The effect of such arrests is rather traumatic, especially considering the societal and cultural attitudes based on which underage relationships tend to be viewed in a negative light, particularly in rural Sri Lanka. 

Even if police don’t go as far as to make arrests, they can use the threat of the same to harass and humiliate young people. A young girl had once told Wickramasinghe that a policeman had threatened to take her and her boyfriend to the police station when he found them talking together in a car. Fearing that her situation would be exposed to her parents, who did not know about her relationship, the girl knelt on the side of the road and begged the police officer not to take them to the station. 

Even instances of two unmarried adults (above 18 years of age) landing in trouble for spending time together are not unheard of. This, again, can be blamed on the police exploiting the Vagrants Ordinance and applying it in a way that they are not supposed to. According to human rights lawyer Chandrapala Kumarage, there is no basis for this in law, and it is not a crime for a legal adult to spend time in public doing whatever they wish to do, as long as it doesn’t harm or inconvenience another.

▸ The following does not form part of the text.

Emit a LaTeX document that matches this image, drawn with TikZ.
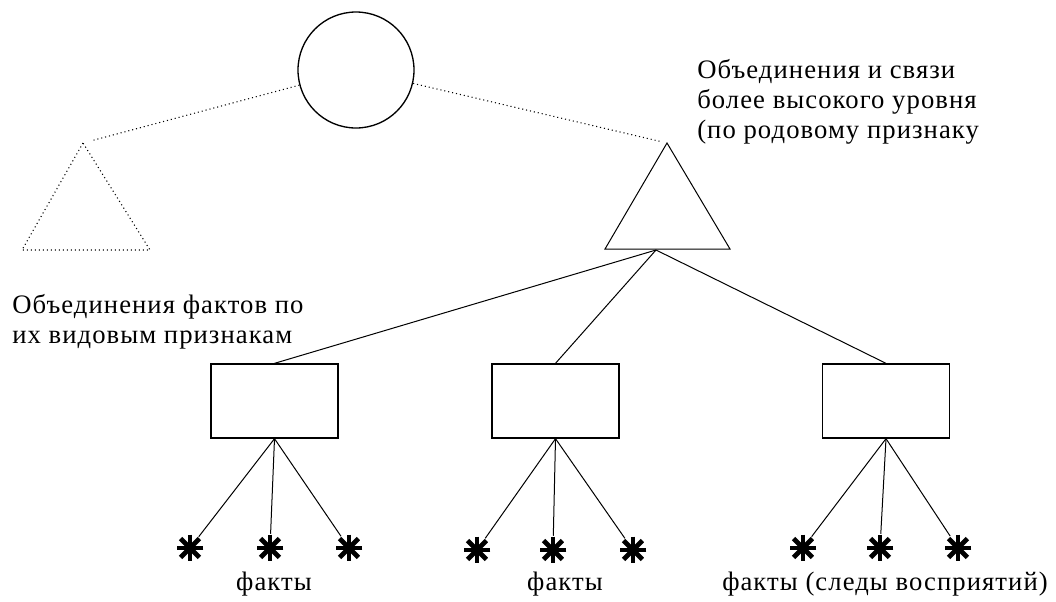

With Minister of Justice Mohamed Ali Sabry recently stating his intention to reform the entire legal framework of Sri Lanka to suit modern times, it is imperative that relevant attention is paid to doing away with archaic laws such as the Vagrants Ordinance, which have even drawn criticism  from Amnesty International and other human rights organisations over the years. There are, after all, more concerning behaviours that are far more deserving of action than two young people holding hands in public.